Thursday, May 28, 2009
There was no clothes line at the hotel last night so since I was in a fair size town decided to find a laundromat to dry everything off and promptly melted a pair of polyester undies! This meant I started late this morning, leaving the Pont Valentré at the edge of Cahors at 10:30am -- took wrong turn-offs twice today (daydreaming!) -- and arrived in Lhospitalet at 4:30pm about 13 klms later.

It was a clear hot day with a fair amount of ups and downs so I was grateful for the cool spring breezes. Stopped every 90 minutes or so for a rest and, in the heat of the midday, actually stopped for an hour and read my book in the shade. Feeling stronger and no longer need to use ice packs at night.


The Pont Valentré built in the early 1300s. A German man I walked with told me that the yore of the bridge is that its builder did a deal with the devil in which the devil would get the bridge when it was finished -- so the builder never put the final stone in.

A couple of days later someone told me about this little devil at the top of the west tower so I went back to photograph it.

View leaving Cahors. The hill on the far right is the one I descended yesterday on the way in to town.

Just outside Cahors, one of the rare places the trail was near a highway.





Next to the gite at Les Mathieux.


Church at Labastide-Marnhac.


Labastide-Marnhac -- roses. As usual, all windows are shuttered against the heat from about 11am to 4pm.


Coming in to Lhospitalet. The woman from my B&B came and picked me up at the church tower ahead.

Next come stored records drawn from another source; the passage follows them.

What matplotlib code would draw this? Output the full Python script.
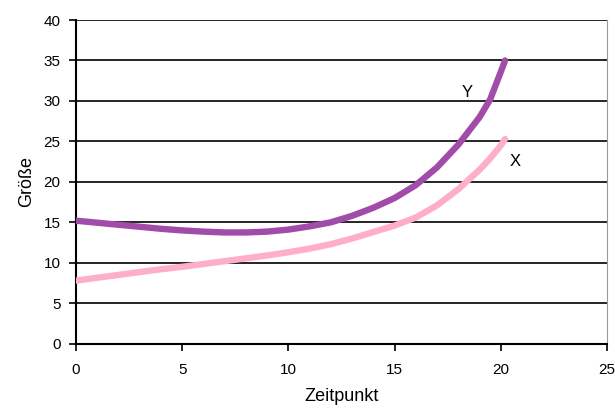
import matplotlib
matplotlib.use("Agg")
import matplotlib.pyplot as plt

plt.rcParams["font.family"] = ["Liberation Sans", "DejaVu Sans"]

# Zeitpunkt / Größe
zeit = [0, 1, 2, 3, 4, 5, 6, 7, 8, 9, 10, 11, 12, 13, 14, 15, 16, 17, 18, 19, 19.5, 20, 20.2]
groesse_y = [15.2, 14.95, 14.7, 14.45, 14.2, 14.0, 13.85, 13.75, 13.75, 13.85, 14.1, 14.5,
             15.0, 15.8, 16.8, 18.0, 19.6, 21.8, 24.6, 28.0, 30.2, 33.6, 35.0]
groesse_x = [7.8, 8.15, 8.5, 8.85, 9.2, 9.5, 9.85, 10.2, 10.55, 10.9, 11.3, 11.75,
             12.3, 13.0, 13.8, 14.6, 15.6, 17.1, 19.1, 21.5, 22.9, 24.5, 25.3]

x_ticks = [0, 5, 10, 15, 20, 25]
y_ticks = [0, 5, 10, 15, 20, 25, 30, 35, 40]

fig = plt.figure(figsize=(6.15, 4.09), dpi=100)
ax = fig.add_axes([0.1236, 0.1597, 0.8634, 0.7913])

for yv in y_ticks[1:]:
    ax.axhline(yv, color="black", linewidth=1.2, zorder=1)

ax.plot(zeit, groesse_y, color="#a04ca8", linewidth=4.6, solid_capstyle="round",
        solid_joinstyle="round", zorder=3)
ax.plot(zeit, groesse_x, color="#ffaec9", linewidth=4.6, solid_capstyle="round",
        solid_joinstyle="round", zorder=3)

ax.text(18.4, 31.0, "Y", fontsize=12, ha="center", va="center")
ax.text(20.7, 22.5, "X", fontsize=12, ha="center", va="center")

ax.set_xlim(0, 25)
ax.set_ylim(0, 40)
ax.set_xticks(x_ticks)
ax.set_yticks(y_ticks)
ax.tick_params(axis="both", labelsize=11, length=5, width=1.2, direction="out")
ax.tick_params(axis="x", pad=9)
ax.tick_params(axis="y", pad=6)

ax.spines["top"].set_visible(False)
ax.spines["right"].set_color("#999999")
ax.spines["left"].set_linewidth(1.5)
ax.spines["bottom"].set_linewidth(1.5)

ax.set_xlabel("Zeitpunkt", fontsize=13, labelpad=8)
ax.set_ylabel("Größe", fontsize=13, labelpad=6)

fig.savefig("out.png", dpi=100)
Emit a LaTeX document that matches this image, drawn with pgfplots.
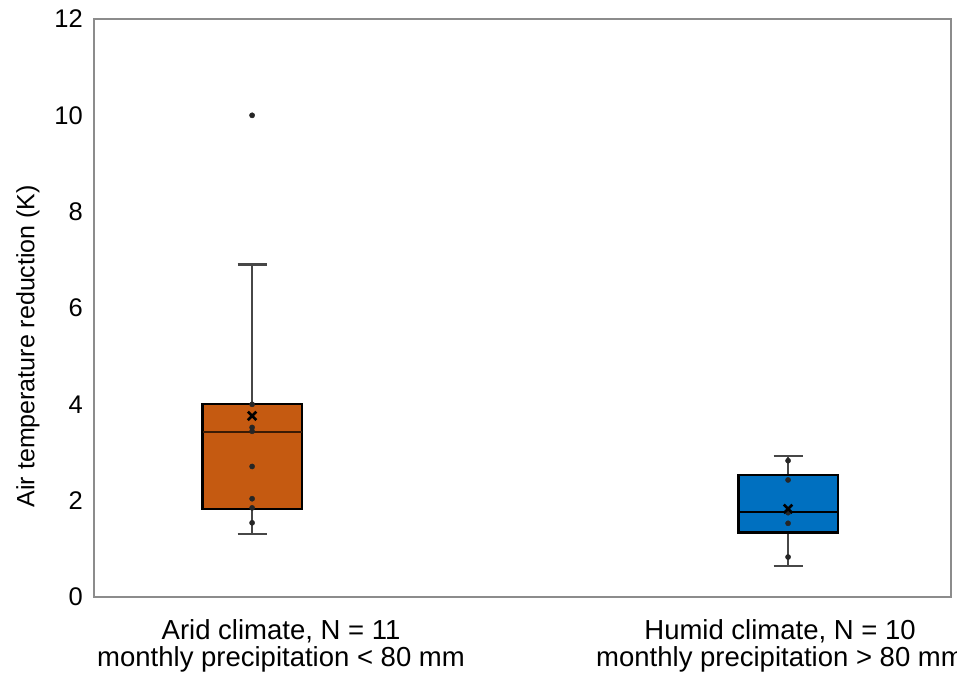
\documentclass[border=0pt]{standalone}
\usepackage{pgfplots}
\pgfplotsset{compat=1.18}
\usepgfplotslibrary{statistics}
\usepackage{fontspec}
\setmainfont{Liberation Sans}
\definecolor{aridc}{HTML}{C55A11}
\definecolor{humidc}{HTML}{0070C0}
\begin{document}
\begin{tikzpicture}
\begin{axis}[
  name=ax,
  scale only axis, width=857pt, height=578pt,
  xmin=0.705, xmax=2.304, ymin=0, ymax=12,
  ytick={0,2,...,12},
  xtick={1.054,1.985},
  xticklabels={{Arid climate, N = 11\\monthly precipitation < 80 mm},{Humid climate, N = 10\\monthly precipitation > 80 mm}},
  major tick length=0pt,
  /pgf/number format/assume math mode=true,
  axis line style={draw=black!45, line width=1.2pt},
  yticklabel style={font=\fontsize{25.5}{25}\selectfont, inner sep=0pt, xshift=-11pt},
  xticklabel style={font=\fontsize{27.5}{27}\selectfont, align=center, inner sep=0pt, yshift=-22pt},
  ylabel={Air temperature reduction (K)},
  every axis y label/.style={at={(axis description cs:-0.077,0.434)}, rotate=90, anchor=center, font=\fontsize{25}{25}\selectfont},
  boxplot/draw direction=y,
  clip=false,
]
\addplot[line width=2.4pt, draw=black!72, boxplot prepared={draw position=1, lower whisker=1.31, lower quartile=1.83, median=3.43, upper quartile=4.01, upper whisker=6.9, box extend=0.185, whisker extend=0.054,
  every box/.style={draw=black, line width=2.2pt, fill=aridc},
  every whisker/.style={draw=black!72, line width=2.4pt},
  every median/.style={draw=black!70!aridc, line width=2.4pt}},
  mark=*, mark size=2.6pt, mark options={fill=black!85, draw=black!85, line width=0.5pt}]
  table[row sep=\\, y index=0] {10\\};
\addplot[only marks, mark=*, mark size=2.6pt, draw=black!85, fill=black!85] coordinates {(1,4.0) (1,3.52) (1,3.44) (1,2.71) (1,2.04) (1,1.85) (1,1.54)};
\addplot[only marks, mark=x, mark size=6pt, line width=2.6pt, black] coordinates {(1,3.76)};
\addplot[line width=2.4pt, draw=black!72, boxplot prepared={draw position=2, lower whisker=0.64, lower quartile=1.34, median=1.77, upper quartile=2.54, upper whisker=2.93, box extend=0.185, whisker extend=0.054,
  every box/.style={draw=black, line width=2.2pt, fill=humidc},
  every whisker/.style={draw=black!72, line width=2.4pt},
  every median/.style={draw=black, line width=2.4pt}},
  mark=*, mark size=2.6pt]
  table[row sep=\\, y index=0] {nan\\};
\addplot[only marks, mark=*, mark size=2.6pt, draw=black!85, fill=black!85] coordinates {(2,2.83) (2,2.43) (2,1.75) (2,1.53) (2,0.83)};
\addplot[only marks, mark=x, mark size=6pt, line width=2.6pt, black] coordinates {(2,1.83)};
\end{axis}
\pgfresetboundingbox
\path[use as bounding box] ([xshift=-94pt,yshift=-82pt]ax.south west) rectangle ++(957pt,679pt);
\end{tikzpicture}
\end{document}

Most of the B&B's more than 500 metres off the trail offer the same service -- but you need a mobile phone to take advantage of it.


Church in Lhospitalet -- and that's Joan of Arc on the right.


My bedroom at Les Tuileries. Another wonderful homemade meal tonight: salad composé with duck paté and radishes followed by duck legs on a bed of beans flavoured with tarragon followed by a plate of local Rocamadour cheese and homemade tiramassou. And bought a sandwhich for the road the next morning before being driven to the church in Lhospitalet.